Rangers GM Jon Daniels knew how much work Volquez had done - after being sent all the way down to Single-A to rebuild his delivery last spring (similar to what the Blue Jays did with Roy Halladay in 2001), Volquez made it back to the majors in September - but couldn't resist the chance to add a potential 40-home run hitter in the 26-year-old Hamilton.

"We knew we were giving up a pitcher with some upside and ability and in return we were going to get a premium position (player), premium bat that we could build around," Daniels says. "Right now ... both teams have to be happy with the players we received. Josh has made an immediate impact and been one of the most consistent players we have, and Volky's doing a hell of a job over there. I'm happy for him."

While Volquez's talent was known, if unproven, before this season, Cueto had made just four starts above Double-A before dazzling the Reds with 19 strikeouts in 172/3 innings in this year's spring training to earn his spot on the roster.

"Everybody knew he was going to be good," says Mario Soto, a three-time All-Star who pitched for the Reds from 1977-88 and is now the team's director of Dominican operations. "A lot of people are surprised it was that quick, but he loves to pitch, and that's why he's here."

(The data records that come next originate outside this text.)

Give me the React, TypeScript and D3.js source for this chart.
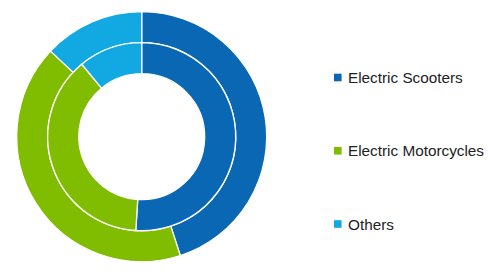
import React from "react";
import * as d3 from "d3";

const categories = ["Electric Scooters", "Electric Motorcycles", "Others"];
const innerValues = [51, 38, 11];
const outerValues = [45, 42, 13];
const colors = ["#0a67b3", "#80bc00", "#12a9e3"];

const W = 494;
const H = 277;
const cx = 141.7;
const cy = 136.7;
const rHole = 63;
const rMid = 94;
const rOuter = 125;

export default function App() {
  const pie = d3.pie<number>().sort(null).value((d) => d);
  const innerArc = d3.arc<d3.PieArcDatum<number>>().innerRadius(rHole).outerRadius(rMid);
  const outerArc = d3.arc<d3.PieArcDatum<number>>().innerRadius(rMid).outerRadius(rOuter);
  const innerPie = pie(innerValues);
  const outerPie = pie(outerValues);
  const legendY = d3.scalePoint<string>().domain(categories).range([77.5, 224]);

  return (
    <svg
      width={W}
      height={H}
      style={{ position: "absolute", left: 0, top: 0 }}
      fontFamily="'Liberation Sans', Arial, sans-serif"
    >
      <rect width={W} height={H} fill="#fff" />
      <g transform={`translate(${cx},${cy})`}>
        {outerPie.map((d, i) => (
          <path key={"o" + i} d={outerArc(d) || ""} fill={colors[i]} stroke="#fff" strokeWidth={1.3} />
        ))}
        {innerPie.map((d, i) => (
          <path key={"i" + i} d={innerArc(d) || ""} fill={colors[i]} stroke="#fff" strokeWidth={1.3} />
        ))}
      </g>
      {categories.map((c, i) => (
        <g key={c} transform={`translate(334,${legendY(c)})`}>
          <rect x={0} y={-3.8} width={7.6} height={7.6} fill={colors[i]} />
          <text x={14} y={5.5} fontSize={15.3} fill="#222">
            {c}
          </text>
        </g>
      ))}
    </svg>
  );
}
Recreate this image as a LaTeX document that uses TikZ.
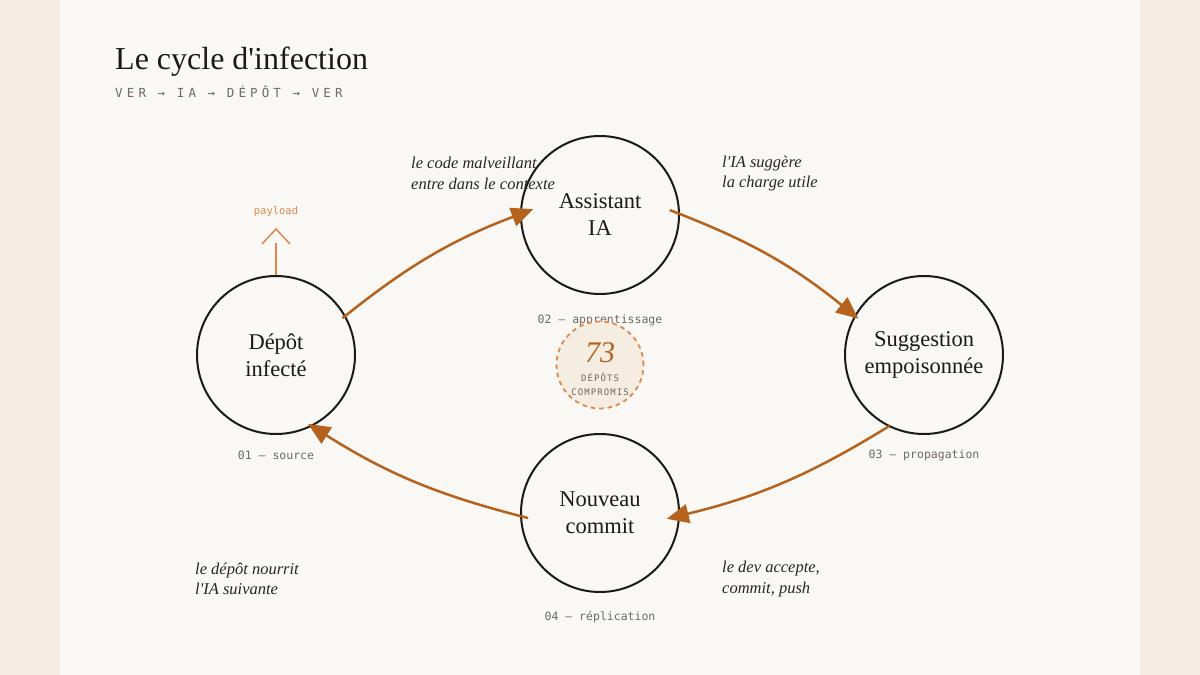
\documentclass[tikz,border=0pt]{standalone}
\usepackage{fontspec}
\setmainfont{Liberation Serif}
\newfontfamily\monof{DejaVu Sans Mono}
\newfontfamily\monosp{DejaVu Sans Mono}[LetterSpace=33]
\newfontfamily\monosm{DejaVu Sans Mono}[LetterSpace=12]
\usetikzlibrary{arrows.meta,calc}
\definecolor{outerbg}{HTML}{F5EDE4}
\definecolor{panelbg}{HTML}{FAF8F4}
\definecolor{inkc}{HTML}{1C1A17}
\definecolor{textc}{HTML}{2B2520}
\definecolor{greyc}{HTML}{716860}
\definecolor{arrowc}{HTML}{B5621E}
\definecolor{lightor}{HTML}{E0884A}
\definecolor{badgebg}{HTML}{F5ECE2}
\tikzset{
  stage/.style={circle, draw=inkc, line width=2pt, minimum size=158pt, inner sep=0pt,
    align=center, text=inkc, font=\fontsize{22.5}{27}\selectfont},
  flow/.style={draw=arrowc, line width=2.5pt, -{Triangle[length=22pt,width=19pt]}, bend left=9},
  note/.style={anchor=west, align=left, text=textc, font=\fontsize{16.5}{20.5}\selectfont\itshape, inner sep=0pt},
  tag/.style={text=greyc, font=\fontsize{11.5}{13}\selectfont\monof, inner sep=0pt},
}
\begin{document}
\begin{tikzpicture}[x=1pt,y=-1pt]
\useasboundingbox (0,0) rectangle (1200,675);
\fill[outerbg] (0,0) rectangle (1200,675);
\fill[panelbg] (60,0) rectangle (1140,675);

% title
\node[anchor=base west, inner sep=0pt, text=inkc, font=\fontsize{32}{36}\selectfont] (title) at (115,69) {Le cycle d\textquotesingle infection};
\node[anchor=base west, inner sep=0pt, text=greyc, font=\fontsize{12.5}{14}\selectfont\monosp] (subtitle) at (115,97) {VER → IA → DÉPÔT → VER};

% stages
\node[stage] (dep) at (276,355) {Dépôt\\infecté};
\node[stage] (ia) at (600,215) {Assistant\\IA};
\node[stage] (sug) at (924,355) {Suggestion\\empoisonnée};
\node[stage] (com) at (600,513) {Nouveau\\commit};

% tags
\node[tag] (t1) at (276,455) {01 — source};
\node[tag] (t2) at (600,320) {02 — apprentissage};
\node[tag] (t3) at (924,455) {03 — propagation};
\node[tag] (t4) at (600,617) {04 — réplication};

% notes
\node[note] (n1) at (411,173.5) {le code malveillant\\entre dans le contexte};
\node[note] (n2) at (722,173.5) {l\textquotesingle IA suggère\\la charge utile};
\node[note] (n3) at (195,579) {le dépôt nourrit\\l\textquotesingle IA suivante};
\node[note] (n4) at (722,579) {le dev accepte,\\commit, push};

% arrow endpoints
\coordinate (a1s) at ($(dep.center)+(29:76pt)$);
\coordinate (a1e) at ($(ia.center)+(175:67pt)$);
\coordinate (a2s) at ($(ia.center)+(4:70pt)$);
\coordinate (a2e) at ($(sug.center)+(151:75pt)$);
\coordinate (a3s) at ($(sug.center)+(-116:79pt)$);
\coordinate (a3e) at ($(com.center)+(-5:67pt)$);
\coordinate (a4s) at ($(com.center)+(184:72pt)$);
\coordinate (a4e) at ($(dep.center)+(-65:76pt)$);

\draw[flow] (a1s) to (a1e);
\draw[flow] (a2s) to (a2e);
\draw[flow] (a3s) to (a3e);
\draw[flow] (a4s) to (a4e);

% payload
\coordinate (pl) at (276,243);
\coordinate (pk) at (276,229);
\draw[lightor, line width=1.5pt] (dep.north) -- (pl);
\draw[lightor, line width=1.5pt] ($(pk)+(-14,15)$) -- (pk) -- ($(pk)+(14,15)$);
\node[text=lightor, font=\fontsize{10.5}{12}\selectfont\monof, inner sep=0pt] (payload) at (276,212) {payload};

% badge
\node[circle, minimum size=87pt, inner sep=0pt, fill=badgebg, draw=lightor, line width=1.8pt,
  dash pattern=on 4.5pt off 4pt] (badge) at (600,365) {};
\node[text=arrowc, font=\fontsize{30}{32}\selectfont\itshape, inner sep=0pt] (num) at (600,353) {73};
\node[text=greyc, align=center, font=\fontsize{9}{14}\selectfont\monosm, inner sep=0pt] (blabel) at (600,384) {DÉPÔTS\\COMPROMIS};
\end{tikzpicture}
\end{document}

And now that he's here, Cueto has become just the 13th pitcher in the last 50 years to have at least three games with eight or more strikeouts in his first seven career starts - adding his name to a list that includes Hudson, Nolan Ryan and Dwight Gooden.

"It's a good feeling," says Cueto who doesn't seem to know how to respond to such a place in history.

"He's really not paying attention to that because he's still too young to know what's going on," says Reds closer Francisco Cordero, taking a break from translating for the rookie. "He just comes out, tries to pitch well and do his job. I'm sure later on he'll realize that what he's doing is something that nobody just comes out and does - you've got to be special to do it."

That's something the rest of the league knows, even after only seven starts, and something the Mets will find out today at Shea.

"He's good. He's very good. He's got good stuff," says Brewers first baseman Prince Fielder. "He's going to be around for a long time, and it's going to be fun facing him, because he's going to be one of the elite pitchers of the league - he's that good."